Repeat the material below word for word and leave out all pictures.

* * * *

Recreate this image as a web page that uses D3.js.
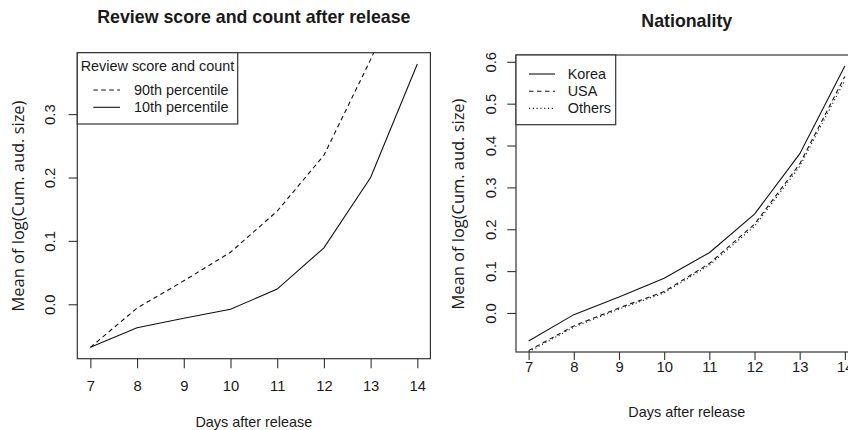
<!DOCTYPE html>
<html>
<head>
<meta charset="utf-8">
<script src="https://cdn.jsdelivr.net/npm/d3@7"></script>
<style>
  html, body { margin: 0; padding: 0; background: #fff; }
  svg { display: block; }
  text { font-family: "Liberation Sans", Arial, sans-serif; fill: #1a1a1a; }
</style>
</head>
<body>
<svg id="chart" width="848" height="430"></svg>
<script>
// Days after release (x axis)
const days = [7, 8, 9, 10, 11, 12, 13, 14];

// Panel 1: review score and count percentiles
const p90 = [-0.068, -0.006, 0.037, 0.082, 0.147, 0.235, 0.386, 0.550];
const p10 = [-0.068, -0.037, -0.022, -0.008, 0.024, 0.089, 0.200, 0.379];

// Panel 2: nationality
const korea  = [-0.067, -0.004, 0.038, 0.083, 0.144, 0.236, 0.380, 0.590];
const usa    = [-0.090, -0.031, 0.012, 0.051, 0.118, 0.212, 0.356, 0.565];
const others = [-0.093, -0.034, 0.009, 0.048, 0.114, 0.207, 0.350, 0.556];

// Tick labels
const xTicks = [7, 8, 9, 10, 11, 12, 13, 14];
const yTicksLeft  = [0.0, 0.1, 0.2, 0.3];
const yTicksRight = [0.0, 0.1, 0.2, 0.3, 0.4, 0.5, 0.6];

const titles = ["Review score and count after release", "Nationality"];
const xLabel = "Days after release";
const yLabel = "Mean of log(Cum. aud. size)";

const legendLeftTitle = "Review score and count";
const legendLeftItems = ["90th percentile", "10th percentile"];
const legendRightItems = ["Korea", "USA", "Others"];

const svg = d3.select("#chart");

// R-style axis range: data extent padded by 4% on each side
function rRange(vals) {
  const [lo, hi] = d3.extent(vals);
  const pad = (hi - lo) * 0.04;
  return [lo - pad, hi + pad];
}

const DASH = "4.5,3.5";
const DOT = "1.1,2.7";

function panel(cfg) {
  const g = svg.append("g");
  const x = d3.scaleLinear().domain(rRange(days)).range([cfg.left, cfg.right]);
  const y = d3.scaleLinear().domain(rRange(cfg.yBase)).range([cfg.bottom, cfg.top]);

  const clipId = "clip" + cfg.id;
  svg.append("clipPath").attr("id", clipId)
    .append("rect")
    .attr("x", cfg.left).attr("y", cfg.top)
    .attr("width", cfg.right - cfg.left).attr("height", cfg.bottom - cfg.top);

  // series lines
  const line = d3.line().x((d, i) => x(days[i])).y(d => y(d));
  const lines = g.append("g").attr("clip-path", `url(#${clipId})`);
  cfg.series.forEach(s => {
    lines.append("path")
      .datum(s.values)
      .attr("d", line)
      .attr("fill", "none")
      .attr("stroke", "#111")
      .attr("stroke-width", 1.1)
      .attr("stroke-dasharray", s.dash || null);
  });

  // x axis
  const xa = g.append("g")
    .attr("transform", `translate(0,${cfg.bottom})`)
    .call(d3.axisBottom(x).tickValues(xTicks).tickFormat(d3.format("d"))
      .tickSize(cfg.xTick).tickPadding(cfg.xPad));
  xa.select(".domain").remove();
  xa.selectAll(".tick line").attr("stroke", "#333").attr("stroke-width", 1.1);
  xa.selectAll(".tick text").attr("font-size", "14.8px").attr("fill", "#1a1a1a")
    .attr("font-family", "Liberation Sans, Arial, sans-serif");

  // y axis with rotated labels
  const ya = g.append("g")
    .attr("transform", `translate(${cfg.left},0)`)
    .call(d3.axisLeft(y).tickValues(cfg.yTicks).tickFormat(d3.format(".1f")).tickSize(8.7));
  ya.select(".domain").remove();
  ya.selectAll(".tick line").attr("stroke", "#333").attr("stroke-width", 1.1);
  ya.selectAll(".tick text")
    .attr("x", null).attr("dy", "0.35em")
    .attr("transform", `translate(${-cfg.yLabOff},0) rotate(-90)`)
    .attr("text-anchor", "middle")
    .attr("font-size", "14.8px").attr("fill", "#1a1a1a")
    .attr("font-family", "Liberation Sans, Arial, sans-serif");

  // plot box
  g.append("rect")
    .attr("x", cfg.left).attr("y", cfg.top)
    .attr("width", cfg.right - cfg.left).attr("height", cfg.bottom - cfg.top)
    .attr("fill", "none").attr("stroke", "#333").attr("stroke-width", 1.2);

  const cx = (cfg.left + cfg.right) / 2;

  // title
  g.append("text").text(cfg.title)
    .attr("x", cx).attr("y", cfg.titleY)
    .attr("text-anchor", "middle")
    .attr("font-weight", "bold").attr("font-size", "17.8px").attr("fill", "#111");

  // x label
  g.append("text").text(xLabel)
    .attr("x", cx).attr("y", cfg.xLabY)
    .attr("text-anchor", "middle").attr("font-size", "14.4px");

  // y label
  const yl = g.append("text").text(yLabel)
    .attr("transform", `translate(${cfg.yLabX},${cfg.yLabCY}) rotate(-90)`)
    .attr("text-anchor", "middle").attr("dy", "0.35em")
    .style("font-family", "'Open Sans', 'Noto Sans', sans-serif")
    .attr("font-size", "16px").attr("fill", "#111");
  const len = yl.node().getComputedTextLength();
  yl.attr("font-size", (16 * 211 / len) + "px");

  // legend
  const lg = g.append("g");
  lg.append("rect")
    .attr("x", cfg.left).attr("y", cfg.top)
    .attr("width", cfg.legend.w).attr("height", cfg.legend.h)
    .attr("fill", "#fff").attr("stroke", "#333").attr("stroke-width", 1.2);
  if (cfg.legend.title) {
    lg.append("text").text(cfg.legend.title)
      .attr("x", cfg.left + cfg.legend.w / 2).attr("y", cfg.top + cfg.legend.titleDy)
      .attr("dy", "0.35em").attr("text-anchor", "middle").attr("font-size", "14.4px");
  }
  cfg.legend.items.forEach((name, i) => {
    const yy = cfg.top + cfg.legend.firstDy + i * cfg.legend.step;
    lg.append("line")
      .attr("x1", cfg.left + cfg.legend.lx1).attr("x2", cfg.left + cfg.legend.lx2)
      .attr("y1", yy).attr("y2", yy)
      .attr("stroke", "#111").attr("stroke-width", 1.1)
      .attr("stroke-dasharray", cfg.series[cfg.legend.order[i]].dash || null);
    lg.append("text").text(name)
      .attr("x", cfg.left + cfg.legend.tx).attr("y", yy)
      .attr("dy", "0.35em").attr("font-size", "14.4px");
  });
}

panel({
  id: 1,
  left: 77.3, right: 430.4, top: 52.7, bottom: 358.7,
  yBase: p10,
  yTicks: yTicksLeft,
  series: [{ values: p90, dash: DASH }, { values: p10 }],
  title: titles[0], titleY: 23.3,
  xTick: 9.6, xPad: 12,
  xLabY: 427,
  yLabOff: 27, yLabX: 18, yLabCY: 206,
  legend: {
    w: 160.4, h: 71.3, title: legendLeftTitle, titleDy: 13,
    items: legendLeftItems, order: [0, 1],
    firstDy: 37.3, step: 17.3, lx1: 16, lx2: 42.7, tx: 56.7
  }
});

panel({
  id: 2,
  left: 516, right: 857.5, top: 55, bottom: 352,
  yBase: korea,
  yTicks: yTicksRight,
  series: [{ values: korea }, { values: usa, dash: DASH }, { values: others, dash: DOT }],
  title: titles[1], titleY: 27,
  xTick: 8, xPad: 1,
  xLabY: 417,
  yLabOff: 25, yLabX: 458.3, yLabCY: 204,
  legend: {
    w: 99.7, h: 69.7, title: null,
    items: legendRightItems, order: [0, 1, 2],
    firstDy: 19, step: 17.2, lx1: 13, lx2: 39, tx: 51.7
  }
});
</script>
</body>
</html>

* * * *

## Solution to this exercise
Recreate this image as a web page that uses D3.js.
<!DOCTYPE html>
<html>
<head>
<meta charset="utf-8">
<script src="https://cdn.jsdelivr.net/npm/d3@7"></script>
<style>
  html, body { margin: 0; padding: 0; background: #fff; }
  svg { display: block; }
  text { font-family: "Liberation Sans", Arial, sans-serif; fill: #1a1a1a; }
</style>
</head>
<body>
<svg id="chart" width="848" height="430"></svg>
<script>
// Days after release (x axis)
const days = [7, 8, 9, 10, 11, 12, 13, 14];

// Panel 1: review score and count percentiles
const p90 = [-0.068, -0.006, 0.037, 0.082, 0.147, 0.235, 0.386, 0.550];
const p10 = [-0.068, -0.037, -0.022, -0.008, 0.024, 0.089, 0.200, 0.379];

// Panel 2: nationality
const korea  = [-0.067, -0.004, 0.038, 0.083, 0.144, 0.236, 0.380, 0.590];
const usa    = [-0.090, -0.031, 0.012, 0.051, 0.118, 0.212, 0.356, 0.565];
const others = [-0.093, -0.034, 0.009, 0.048, 0.114, 0.207, 0.350, 0.556];

// Tick labels
const xTicks = [7, 8, 9, 10, 11, 12, 13, 14];
const yTicksLeft  = [0.0, 0.1, 0.2, 0.3];
const yTicksRight = [0.0, 0.1, 0.2, 0.3, 0.4, 0.5, 0.6];

const titles = ["Review score and count after release", "Nationality"];
const xLabel = "Days after release";
const yLabel = "Mean of log(Cum. aud. size)";

const legendLeftTitle = "Review score and count";
const legendLeftItems = ["90th percentile", "10th percentile"];
const legendRightItems = ["Korea", "USA", "Others"];

const svg = d3.select("#chart");

// R-style axis range: data extent padded by 4% on each side
function rRange(vals) {
  const [lo, hi] = d3.extent(vals);
  const pad = (hi - lo) * 0.04;
  return [lo - pad, hi + pad];
}

const DASH = "4.5,3.5";
const DOT = "1.1,2.7";

function panel(cfg) {
  const g = svg.append("g");
  const x = d3.scaleLinear().domain(rRange(days)).range([cfg.left, cfg.right]);
  const y = d3.scaleLinear().domain(rRange(cfg.yBase)).range([cfg.bottom, cfg.top]);

  const clipId = "clip" + cfg.id;
  svg.append("clipPath").attr("id", clipId)
    .append("rect")
    .attr("x", cfg.left).attr("y", cfg.top)
    .attr("width", cfg.right - cfg.left).attr("height", cfg.bottom - cfg.top);

  // series lines
  const line = d3.line().x((d, i) => x(days[i])).y(d => y(d));
  const lines = g.append("g").attr("clip-path", `url(#${clipId})`);
  cfg.series.forEach(s => {
    lines.append("path")
      .datum(s.values)
      .attr("d", line)
      .attr("fill", "none")
      .attr("stroke", "#111")
      .attr("stroke-width", 1.1)
      .attr("stroke-dasharray", s.dash || null);
  });

  // x axis
  const xa = g.append("g")
    .attr("transform", `translate(0,${cfg.bottom})`)
    .call(d3.axisBottom(x).tickValues(xTicks).tickFormat(d3.format("d"))
      .tickSize(cfg.xTick).tickPadding(cfg.xPad));
  xa.select(".domain").remove();
  xa.selectAll(".tick line").attr("stroke", "#333").attr("stroke-width", 1.1);
  xa.selectAll(".tick text").attr("font-size", "14.8px").attr("fill", "#1a1a1a")
    .attr("font-family", "Liberation Sans, Arial, sans-serif");

  // y axis with rotated labels
  const ya = g.append("g")
    .attr("transform", `translate(${cfg.left},0)`)
    .call(d3.axisLeft(y).tickValues(cfg.yTicks).tickFormat(d3.format(".1f")).tickSize(8.7));
  ya.select(".domain").remove();
  ya.selectAll(".tick line").attr("stroke", "#333").attr("stroke-width", 1.1);
  ya.selectAll(".tick text")
    .attr("x", null).attr("dy", "0.35em")
    .attr("transform", `translate(${-cfg.yLabOff},0) rotate(-90)`)
    .attr("text-anchor", "middle")
    .attr("font-size", "14.8px").attr("fill", "#1a1a1a")
    .attr("font-family", "Liberation Sans, Arial, sans-serif");

  // plot box
  g.append("rect")
    .attr("x", cfg.left).attr("y", cfg.top)
    .attr("width", cfg.right - cfg.left).attr("height", cfg.bottom - cfg.top)
    .attr("fill", "none").attr("stroke", "#333").attr("stroke-width", 1.2);

  const cx = (cfg.left + cfg.right) / 2;

  // title
  g.append("text").text(cfg.title)
    .attr("x", cx).attr("y", cfg.titleY)
    .attr("text-anchor", "middle")
    .attr("font-weight", "bold").attr("font-size", "17.8px").attr("fill", "#111");

  // x label
  g.append("text").text(xLabel)
    .attr("x", cx).attr("y", cfg.xLabY)
    .attr("text-anchor", "middle").attr("font-size", "14.4px");

  // y label
  const yl = g.append("text").text(yLabel)
    .attr("transform", `translate(${cfg.yLabX},${cfg.yLabCY}) rotate(-90)`)
    .attr("text-anchor", "middle").attr("dy", "0.35em")
    .style("font-family", "'Open Sans', 'Noto Sans', sans-serif")
    .attr("font-size", "16px").attr("fill", "#111");
  const len = yl.node().getComputedTextLength();
  yl.attr("font-size", (16 * 211 / len) + "px");

  // legend
  const lg = g.append("g");
  lg.append("rect")
    .attr("x", cfg.left).attr("y", cfg.top)
    .attr("width", cfg.legend.w).attr("height", cfg.legend.h)
    .attr("fill", "#fff").attr("stroke", "#333").attr("stroke-width", 1.2);
  if (cfg.legend.title) {
    lg.append("text").text(cfg.legend.title)
      .attr("x", cfg.left + cfg.legend.w / 2).attr("y", cfg.top + cfg.legend.titleDy)
      .attr("dy", "0.35em").attr("text-anchor", "middle").attr("font-size", "14.4px");
  }
  cfg.legend.items.forEach((name, i) => {
    const yy = cfg.top + cfg.legend.firstDy + i * cfg.legend.step;
    lg.append("line")
      .attr("x1", cfg.left + cfg.legend.lx1).attr("x2", cfg.left + cfg.legend.lx2)
      .attr("y1", yy).attr("y2", yy)
      .attr("stroke", "#111").attr("stroke-width", 1.1)
      .attr("stroke-dasharray", cfg.series[cfg.legend.order[i]].dash || null);
    lg.append("text").text(name)
      .attr("x", cfg.left + cfg.legend.tx).attr("y", yy)
      .attr("dy", "0.35em").attr("font-size", "14.4px");
  });
}

panel({
  id: 1,
  left: 77.3, right: 430.4, top: 52.7, bottom: 358.7,
  yBase: p10,
  yTicks: yTicksLeft,
  series: [{ values: p90, dash: DASH }, { values: p10 }],
  title: titles[0], titleY: 23.3,
  xTick: 9.6, xPad: 12,
  xLabY: 427,
  yLabOff: 27, yLabX: 18, yLabCY: 206,
  legend: {
    w: 160.4, h: 71.3, title: legendLeftTitle, titleDy: 13,
    items: legendLeftItems, order: [0, 1],
    firstDy: 37.3, step: 17.3, lx1: 16, lx2: 42.7, tx: 56.7
  }
});

panel({
  id: 2,
  left: 516, right: 857.5, top: 55, bottom: 352,
  yBase: korea,
  yTicks: yTicksRight,
  series: [{ values: korea }, { values: usa, dash: DASH }, { values: others, dash: DOT }],
  title: titles[1], titleY: 27,
  xTick: 8, xPad: 1,
  xLabY: 417,
  yLabOff: 25, yLabX: 458.3, yLabCY: 204,
  legend: {
    w: 99.7, h: 69.7, title: null,
    items: legendRightItems, order: [0, 1, 2],
    firstDy: 19, step: 17.2, lx1: 13, lx2: 39, tx: 51.7
  }
});
</script>
</body>
</html>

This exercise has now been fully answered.